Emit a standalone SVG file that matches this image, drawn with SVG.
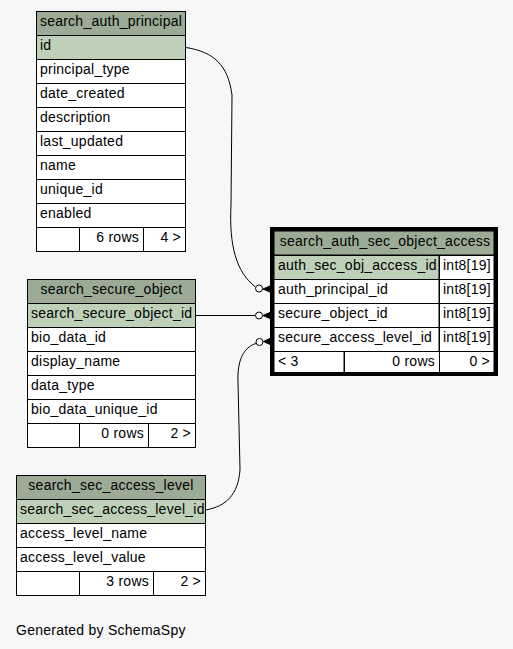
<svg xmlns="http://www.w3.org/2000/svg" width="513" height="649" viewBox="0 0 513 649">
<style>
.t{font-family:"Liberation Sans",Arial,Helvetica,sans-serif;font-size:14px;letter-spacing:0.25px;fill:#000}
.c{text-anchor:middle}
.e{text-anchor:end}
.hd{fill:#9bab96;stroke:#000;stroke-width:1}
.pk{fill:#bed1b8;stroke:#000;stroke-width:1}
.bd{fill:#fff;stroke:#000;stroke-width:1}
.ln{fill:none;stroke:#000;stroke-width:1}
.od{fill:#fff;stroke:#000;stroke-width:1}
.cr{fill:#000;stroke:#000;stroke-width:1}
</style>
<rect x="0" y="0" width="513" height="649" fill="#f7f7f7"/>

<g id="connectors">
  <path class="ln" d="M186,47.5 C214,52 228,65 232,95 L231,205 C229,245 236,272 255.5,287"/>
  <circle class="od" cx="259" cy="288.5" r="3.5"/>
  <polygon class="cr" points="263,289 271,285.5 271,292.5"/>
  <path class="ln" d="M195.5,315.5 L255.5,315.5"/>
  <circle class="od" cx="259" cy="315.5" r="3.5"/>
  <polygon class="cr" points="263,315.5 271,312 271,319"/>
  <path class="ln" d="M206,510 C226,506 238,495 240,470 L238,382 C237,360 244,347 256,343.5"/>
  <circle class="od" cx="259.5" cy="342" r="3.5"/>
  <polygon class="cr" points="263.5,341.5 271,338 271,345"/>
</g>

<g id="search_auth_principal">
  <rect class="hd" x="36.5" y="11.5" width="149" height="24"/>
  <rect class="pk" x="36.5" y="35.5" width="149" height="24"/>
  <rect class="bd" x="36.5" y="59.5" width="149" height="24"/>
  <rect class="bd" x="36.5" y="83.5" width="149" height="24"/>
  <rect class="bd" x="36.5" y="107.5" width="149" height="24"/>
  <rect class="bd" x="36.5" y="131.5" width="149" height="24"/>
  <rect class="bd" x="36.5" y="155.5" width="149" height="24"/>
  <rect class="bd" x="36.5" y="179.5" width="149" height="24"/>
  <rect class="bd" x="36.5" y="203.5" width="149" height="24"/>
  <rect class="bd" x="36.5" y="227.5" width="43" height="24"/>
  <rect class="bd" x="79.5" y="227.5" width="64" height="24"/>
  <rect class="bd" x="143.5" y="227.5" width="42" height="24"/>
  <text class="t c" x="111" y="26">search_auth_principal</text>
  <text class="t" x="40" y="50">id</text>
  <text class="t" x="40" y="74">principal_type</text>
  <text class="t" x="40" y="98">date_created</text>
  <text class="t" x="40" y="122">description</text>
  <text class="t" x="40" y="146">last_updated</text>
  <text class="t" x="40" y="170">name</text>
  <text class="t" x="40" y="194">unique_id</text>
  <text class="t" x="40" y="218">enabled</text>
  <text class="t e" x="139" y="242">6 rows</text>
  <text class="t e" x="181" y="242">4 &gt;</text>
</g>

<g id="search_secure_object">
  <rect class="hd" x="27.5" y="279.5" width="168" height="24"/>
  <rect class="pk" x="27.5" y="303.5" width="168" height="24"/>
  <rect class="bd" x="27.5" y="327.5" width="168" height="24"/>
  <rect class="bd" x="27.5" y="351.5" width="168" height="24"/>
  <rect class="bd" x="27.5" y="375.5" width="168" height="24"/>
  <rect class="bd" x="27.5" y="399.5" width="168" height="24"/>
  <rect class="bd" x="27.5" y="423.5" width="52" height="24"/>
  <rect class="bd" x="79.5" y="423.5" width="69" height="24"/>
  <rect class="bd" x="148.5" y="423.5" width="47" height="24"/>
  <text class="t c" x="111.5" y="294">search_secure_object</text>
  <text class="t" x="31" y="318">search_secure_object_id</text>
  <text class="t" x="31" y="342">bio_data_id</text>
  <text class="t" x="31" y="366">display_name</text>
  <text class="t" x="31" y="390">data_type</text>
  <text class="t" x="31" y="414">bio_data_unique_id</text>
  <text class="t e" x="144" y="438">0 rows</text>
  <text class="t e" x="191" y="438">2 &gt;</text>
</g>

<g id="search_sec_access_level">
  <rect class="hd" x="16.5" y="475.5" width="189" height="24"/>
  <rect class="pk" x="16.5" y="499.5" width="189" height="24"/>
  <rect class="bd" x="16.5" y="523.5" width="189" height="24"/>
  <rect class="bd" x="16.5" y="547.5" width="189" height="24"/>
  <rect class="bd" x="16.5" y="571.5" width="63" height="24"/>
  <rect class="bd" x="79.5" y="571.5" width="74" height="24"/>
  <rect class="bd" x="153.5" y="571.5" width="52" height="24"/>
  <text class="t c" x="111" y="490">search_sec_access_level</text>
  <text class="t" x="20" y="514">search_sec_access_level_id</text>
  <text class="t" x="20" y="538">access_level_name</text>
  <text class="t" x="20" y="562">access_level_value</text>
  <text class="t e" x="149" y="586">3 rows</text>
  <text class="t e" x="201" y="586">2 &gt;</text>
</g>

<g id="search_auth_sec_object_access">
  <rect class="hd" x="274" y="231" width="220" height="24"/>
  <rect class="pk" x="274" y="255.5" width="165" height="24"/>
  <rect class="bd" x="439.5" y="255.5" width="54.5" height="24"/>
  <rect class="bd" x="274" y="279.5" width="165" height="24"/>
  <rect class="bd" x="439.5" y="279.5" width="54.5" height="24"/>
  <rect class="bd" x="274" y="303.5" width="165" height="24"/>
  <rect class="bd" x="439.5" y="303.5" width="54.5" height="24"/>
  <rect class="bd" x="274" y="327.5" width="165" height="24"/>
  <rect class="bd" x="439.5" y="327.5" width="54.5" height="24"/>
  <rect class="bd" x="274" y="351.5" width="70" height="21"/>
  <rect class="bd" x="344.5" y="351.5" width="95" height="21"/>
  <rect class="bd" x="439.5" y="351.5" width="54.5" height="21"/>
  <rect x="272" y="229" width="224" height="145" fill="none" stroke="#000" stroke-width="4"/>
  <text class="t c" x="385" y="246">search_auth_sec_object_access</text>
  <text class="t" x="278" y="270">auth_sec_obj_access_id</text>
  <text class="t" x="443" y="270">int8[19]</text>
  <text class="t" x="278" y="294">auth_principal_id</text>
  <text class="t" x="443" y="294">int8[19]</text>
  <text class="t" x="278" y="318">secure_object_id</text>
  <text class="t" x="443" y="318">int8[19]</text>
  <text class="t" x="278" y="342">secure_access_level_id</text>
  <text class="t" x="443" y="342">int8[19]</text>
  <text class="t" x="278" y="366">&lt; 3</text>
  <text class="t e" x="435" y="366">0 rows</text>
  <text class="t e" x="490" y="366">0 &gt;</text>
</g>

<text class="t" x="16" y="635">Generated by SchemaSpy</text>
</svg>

****

**WRITTEN PROBLEM:**
Write out the listing above again, exactly, but with no pictures in the copy.

**TASK SOLUTION:**
Emit a standalone SVG file that matches this image, drawn with SVG.
<svg xmlns="http://www.w3.org/2000/svg" width="513" height="649" viewBox="0 0 513 649">
<style>
.t{font-family:"Liberation Sans",Arial,Helvetica,sans-serif;font-size:14px;letter-spacing:0.25px;fill:#000}
.c{text-anchor:middle}
.e{text-anchor:end}
.hd{fill:#9bab96;stroke:#000;stroke-width:1}
.pk{fill:#bed1b8;stroke:#000;stroke-width:1}
.bd{fill:#fff;stroke:#000;stroke-width:1}
.ln{fill:none;stroke:#000;stroke-width:1}
.od{fill:#fff;stroke:#000;stroke-width:1}
.cr{fill:#000;stroke:#000;stroke-width:1}
</style>
<rect x="0" y="0" width="513" height="649" fill="#f7f7f7"/>

<g id="connectors">
  <path class="ln" d="M186,47.5 C214,52 228,65 232,95 L231,205 C229,245 236,272 255.5,287"/>
  <circle class="od" cx="259" cy="288.5" r="3.5"/>
  <polygon class="cr" points="263,289 271,285.5 271,292.5"/>
  <path class="ln" d="M195.5,315.5 L255.5,315.5"/>
  <circle class="od" cx="259" cy="315.5" r="3.5"/>
  <polygon class="cr" points="263,315.5 271,312 271,319"/>
  <path class="ln" d="M206,510 C226,506 238,495 240,470 L238,382 C237,360 244,347 256,343.5"/>
  <circle class="od" cx="259.5" cy="342" r="3.5"/>
  <polygon class="cr" points="263.5,341.5 271,338 271,345"/>
</g>

<g id="search_auth_principal">
  <rect class="hd" x="36.5" y="11.5" width="149" height="24"/>
  <rect class="pk" x="36.5" y="35.5" width="149" height="24"/>
  <rect class="bd" x="36.5" y="59.5" width="149" height="24"/>
  <rect class="bd" x="36.5" y="83.5" width="149" height="24"/>
  <rect class="bd" x="36.5" y="107.5" width="149" height="24"/>
  <rect class="bd" x="36.5" y="131.5" width="149" height="24"/>
  <rect class="bd" x="36.5" y="155.5" width="149" height="24"/>
  <rect class="bd" x="36.5" y="179.5" width="149" height="24"/>
  <rect class="bd" x="36.5" y="203.5" width="149" height="24"/>
  <rect class="bd" x="36.5" y="227.5" width="43" height="24"/>
  <rect class="bd" x="79.5" y="227.5" width="64" height="24"/>
  <rect class="bd" x="143.5" y="227.5" width="42" height="24"/>
  <text class="t c" x="111" y="26">search_auth_principal</text>
  <text class="t" x="40" y="50">id</text>
  <text class="t" x="40" y="74">principal_type</text>
  <text class="t" x="40" y="98">date_created</text>
  <text class="t" x="40" y="122">description</text>
  <text class="t" x="40" y="146">last_updated</text>
  <text class="t" x="40" y="170">name</text>
  <text class="t" x="40" y="194">unique_id</text>
  <text class="t" x="40" y="218">enabled</text>
  <text class="t e" x="139" y="242">6 rows</text>
  <text class="t e" x="181" y="242">4 &gt;</text>
</g>

<g id="search_secure_object">
  <rect class="hd" x="27.5" y="279.5" width="168" height="24"/>
  <rect class="pk" x="27.5" y="303.5" width="168" height="24"/>
  <rect class="bd" x="27.5" y="327.5" width="168" height="24"/>
  <rect class="bd" x="27.5" y="351.5" width="168" height="24"/>
  <rect class="bd" x="27.5" y="375.5" width="168" height="24"/>
  <rect class="bd" x="27.5" y="399.5" width="168" height="24"/>
  <rect class="bd" x="27.5" y="423.5" width="52" height="24"/>
  <rect class="bd" x="79.5" y="423.5" width="69" height="24"/>
  <rect class="bd" x="148.5" y="423.5" width="47" height="24"/>
  <text class="t c" x="111.5" y="294">search_secure_object</text>
  <text class="t" x="31" y="318">search_secure_object_id</text>
  <text class="t" x="31" y="342">bio_data_id</text>
  <text class="t" x="31" y="366">display_name</text>
  <text class="t" x="31" y="390">data_type</text>
  <text class="t" x="31" y="414">bio_data_unique_id</text>
  <text class="t e" x="144" y="438">0 rows</text>
  <text class="t e" x="191" y="438">2 &gt;</text>
</g>

<g id="search_sec_access_level">
  <rect class="hd" x="16.5" y="475.5" width="189" height="24"/>
  <rect class="pk" x="16.5" y="499.5" width="189" height="24"/>
  <rect class="bd" x="16.5" y="523.5" width="189" height="24"/>
  <rect class="bd" x="16.5" y="547.5" width="189" height="24"/>
  <rect class="bd" x="16.5" y="571.5" width="63" height="24"/>
  <rect class="bd" x="79.5" y="571.5" width="74" height="24"/>
  <rect class="bd" x="153.5" y="571.5" width="52" height="24"/>
  <text class="t c" x="111" y="490">search_sec_access_level</text>
  <text class="t" x="20" y="514">search_sec_access_level_id</text>
  <text class="t" x="20" y="538">access_level_name</text>
  <text class="t" x="20" y="562">access_level_value</text>
  <text class="t e" x="149" y="586">3 rows</text>
  <text class="t e" x="201" y="586">2 &gt;</text>
</g>

<g id="search_auth_sec_object_access">
  <rect class="hd" x="274" y="231" width="220" height="24"/>
  <rect class="pk" x="274" y="255.5" width="165" height="24"/>
  <rect class="bd" x="439.5" y="255.5" width="54.5" height="24"/>
  <rect class="bd" x="274" y="279.5" width="165" height="24"/>
  <rect class="bd" x="439.5" y="279.5" width="54.5" height="24"/>
  <rect class="bd" x="274" y="303.5" width="165" height="24"/>
  <rect class="bd" x="439.5" y="303.5" width="54.5" height="24"/>
  <rect class="bd" x="274" y="327.5" width="165" height="24"/>
  <rect class="bd" x="439.5" y="327.5" width="54.5" height="24"/>
  <rect class="bd" x="274" y="351.5" width="70" height="21"/>
  <rect class="bd" x="344.5" y="351.5" width="95" height="21"/>
  <rect class="bd" x="439.5" y="351.5" width="54.5" height="21"/>
  <rect x="272" y="229" width="224" height="145" fill="none" stroke="#000" stroke-width="4"/>
  <text class="t c" x="385" y="246">search_auth_sec_object_access</text>
  <text class="t" x="278" y="270">auth_sec_obj_access_id</text>
  <text class="t" x="443" y="270">int8[19]</text>
  <text class="t" x="278" y="294">auth_principal_id</text>
  <text class="t" x="443" y="294">int8[19]</text>
  <text class="t" x="278" y="318">secure_object_id</text>
  <text class="t" x="443" y="318">int8[19]</text>
  <text class="t" x="278" y="342">secure_access_level_id</text>
  <text class="t" x="443" y="342">int8[19]</text>
  <text class="t" x="278" y="366">&lt; 3</text>
  <text class="t e" x="435" y="366">0 rows</text>
  <text class="t e" x="490" y="366">0 &gt;</text>
</g>

<text class="t" x="16" y="635">Generated by SchemaSpy</text>
</svg>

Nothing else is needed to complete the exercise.